Records supplied.
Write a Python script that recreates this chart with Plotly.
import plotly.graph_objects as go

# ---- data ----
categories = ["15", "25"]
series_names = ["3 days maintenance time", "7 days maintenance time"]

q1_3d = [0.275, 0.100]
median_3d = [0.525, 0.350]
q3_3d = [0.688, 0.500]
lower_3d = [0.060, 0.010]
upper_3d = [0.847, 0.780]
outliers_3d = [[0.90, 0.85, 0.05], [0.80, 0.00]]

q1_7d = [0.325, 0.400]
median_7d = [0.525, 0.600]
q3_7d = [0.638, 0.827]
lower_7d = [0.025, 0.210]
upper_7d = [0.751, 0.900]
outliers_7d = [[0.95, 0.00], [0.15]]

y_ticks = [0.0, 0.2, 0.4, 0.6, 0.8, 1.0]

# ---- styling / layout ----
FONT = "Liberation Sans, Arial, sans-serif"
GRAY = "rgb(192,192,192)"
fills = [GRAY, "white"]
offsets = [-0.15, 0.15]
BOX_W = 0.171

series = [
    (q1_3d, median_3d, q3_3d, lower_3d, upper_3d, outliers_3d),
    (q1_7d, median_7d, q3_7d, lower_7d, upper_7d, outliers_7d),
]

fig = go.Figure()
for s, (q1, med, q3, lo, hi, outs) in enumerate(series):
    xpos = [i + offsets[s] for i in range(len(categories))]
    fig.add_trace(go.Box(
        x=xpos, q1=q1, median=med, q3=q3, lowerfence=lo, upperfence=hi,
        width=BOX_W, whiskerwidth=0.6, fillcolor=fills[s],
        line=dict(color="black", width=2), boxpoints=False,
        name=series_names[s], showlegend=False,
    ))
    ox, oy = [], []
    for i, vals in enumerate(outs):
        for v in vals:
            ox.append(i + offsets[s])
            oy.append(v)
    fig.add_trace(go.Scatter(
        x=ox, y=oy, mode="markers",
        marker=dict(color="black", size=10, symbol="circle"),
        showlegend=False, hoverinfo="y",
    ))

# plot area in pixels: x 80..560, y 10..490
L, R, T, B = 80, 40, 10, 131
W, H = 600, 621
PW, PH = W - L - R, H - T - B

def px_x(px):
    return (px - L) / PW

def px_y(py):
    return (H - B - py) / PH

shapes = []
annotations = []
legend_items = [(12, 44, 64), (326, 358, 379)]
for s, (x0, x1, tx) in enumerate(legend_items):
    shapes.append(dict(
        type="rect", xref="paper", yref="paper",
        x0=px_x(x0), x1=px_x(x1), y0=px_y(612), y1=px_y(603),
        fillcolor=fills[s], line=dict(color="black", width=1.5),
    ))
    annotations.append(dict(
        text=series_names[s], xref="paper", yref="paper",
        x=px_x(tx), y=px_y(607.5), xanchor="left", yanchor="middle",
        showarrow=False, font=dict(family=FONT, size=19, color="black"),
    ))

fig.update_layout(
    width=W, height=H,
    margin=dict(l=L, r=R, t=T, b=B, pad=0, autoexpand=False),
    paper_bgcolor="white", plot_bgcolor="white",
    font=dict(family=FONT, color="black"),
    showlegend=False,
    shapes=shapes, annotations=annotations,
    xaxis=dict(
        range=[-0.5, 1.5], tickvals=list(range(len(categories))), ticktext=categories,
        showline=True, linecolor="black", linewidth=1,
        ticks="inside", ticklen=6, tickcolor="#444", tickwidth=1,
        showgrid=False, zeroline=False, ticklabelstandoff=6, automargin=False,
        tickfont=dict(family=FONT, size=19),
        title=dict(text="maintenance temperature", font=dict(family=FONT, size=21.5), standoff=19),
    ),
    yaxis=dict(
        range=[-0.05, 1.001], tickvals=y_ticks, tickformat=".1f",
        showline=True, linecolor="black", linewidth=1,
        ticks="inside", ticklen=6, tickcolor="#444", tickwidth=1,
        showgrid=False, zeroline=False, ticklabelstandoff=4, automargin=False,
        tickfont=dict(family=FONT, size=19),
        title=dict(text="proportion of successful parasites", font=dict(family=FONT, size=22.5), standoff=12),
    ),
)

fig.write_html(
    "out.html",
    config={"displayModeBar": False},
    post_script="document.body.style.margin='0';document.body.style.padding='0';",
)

==

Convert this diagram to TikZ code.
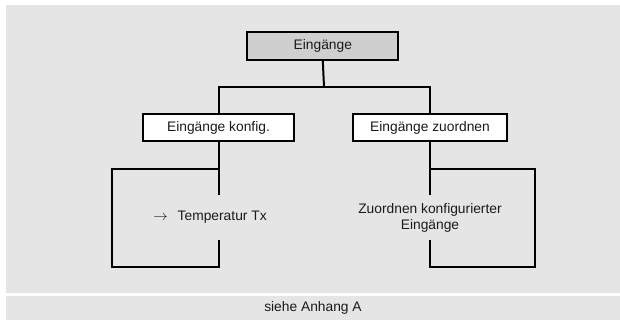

---

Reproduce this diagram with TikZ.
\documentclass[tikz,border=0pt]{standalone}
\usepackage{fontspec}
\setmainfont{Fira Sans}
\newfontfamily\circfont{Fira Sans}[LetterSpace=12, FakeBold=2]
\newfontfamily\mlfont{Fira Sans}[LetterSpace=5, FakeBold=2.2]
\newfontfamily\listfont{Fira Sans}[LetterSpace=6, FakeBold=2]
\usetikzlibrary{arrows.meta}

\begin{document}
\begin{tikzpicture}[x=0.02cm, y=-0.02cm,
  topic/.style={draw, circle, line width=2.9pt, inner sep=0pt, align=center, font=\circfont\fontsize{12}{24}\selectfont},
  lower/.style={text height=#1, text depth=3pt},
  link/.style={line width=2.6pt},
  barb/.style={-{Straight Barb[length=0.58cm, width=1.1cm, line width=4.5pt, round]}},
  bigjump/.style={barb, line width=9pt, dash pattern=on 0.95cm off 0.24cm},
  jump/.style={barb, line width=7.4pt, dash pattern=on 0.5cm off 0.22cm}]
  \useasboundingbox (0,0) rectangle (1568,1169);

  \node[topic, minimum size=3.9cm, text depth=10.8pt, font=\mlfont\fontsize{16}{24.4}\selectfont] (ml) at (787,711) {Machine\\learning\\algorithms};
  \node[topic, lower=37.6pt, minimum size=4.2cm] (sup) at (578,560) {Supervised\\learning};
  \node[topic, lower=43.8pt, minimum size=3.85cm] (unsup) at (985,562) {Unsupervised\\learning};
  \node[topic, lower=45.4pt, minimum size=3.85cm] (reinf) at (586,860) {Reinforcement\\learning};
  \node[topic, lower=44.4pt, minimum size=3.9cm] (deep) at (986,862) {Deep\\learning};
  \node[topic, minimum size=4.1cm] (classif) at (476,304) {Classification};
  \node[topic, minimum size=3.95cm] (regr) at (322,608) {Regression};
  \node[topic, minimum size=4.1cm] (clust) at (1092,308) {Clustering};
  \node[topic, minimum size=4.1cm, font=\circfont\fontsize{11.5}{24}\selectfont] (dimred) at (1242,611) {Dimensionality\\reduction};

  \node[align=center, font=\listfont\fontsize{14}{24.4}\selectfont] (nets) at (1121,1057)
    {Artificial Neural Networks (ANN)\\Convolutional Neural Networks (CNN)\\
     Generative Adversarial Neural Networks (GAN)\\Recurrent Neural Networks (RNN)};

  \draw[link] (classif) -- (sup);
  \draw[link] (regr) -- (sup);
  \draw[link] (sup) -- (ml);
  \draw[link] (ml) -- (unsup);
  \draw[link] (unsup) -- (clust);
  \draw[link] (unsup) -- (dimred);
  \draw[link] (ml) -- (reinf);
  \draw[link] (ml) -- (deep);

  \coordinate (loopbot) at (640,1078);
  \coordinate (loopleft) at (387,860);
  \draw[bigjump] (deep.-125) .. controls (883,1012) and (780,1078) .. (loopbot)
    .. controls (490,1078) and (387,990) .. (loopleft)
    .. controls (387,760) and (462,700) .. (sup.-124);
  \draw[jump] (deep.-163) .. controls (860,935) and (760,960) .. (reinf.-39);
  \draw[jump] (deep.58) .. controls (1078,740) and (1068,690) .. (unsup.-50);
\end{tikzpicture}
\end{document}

Aim of the exercise. Extract, word for word, the line containing "Write a Python", the line containing "outliers_3d = [[0.90, 0.85, 0.05], [0.80, 0.00]]", and every line between them.

Answer to the task.
Write a Python script that recreates this chart with Plotly.
import plotly.graph_objects as go

# ---- data ----
categories = ["15", "25"]
series_names = ["3 days maintenance time", "7 days maintenance time"]

q1_3d = [0.275, 0.100]
median_3d = [0.525, 0.350]
q3_3d = [0.688, 0.500]
lower_3d = [0.060, 0.010]
upper_3d = [0.847, 0.780]
outliers_3d = [[0.90, 0.85, 0.05], [0.80, 0.00]]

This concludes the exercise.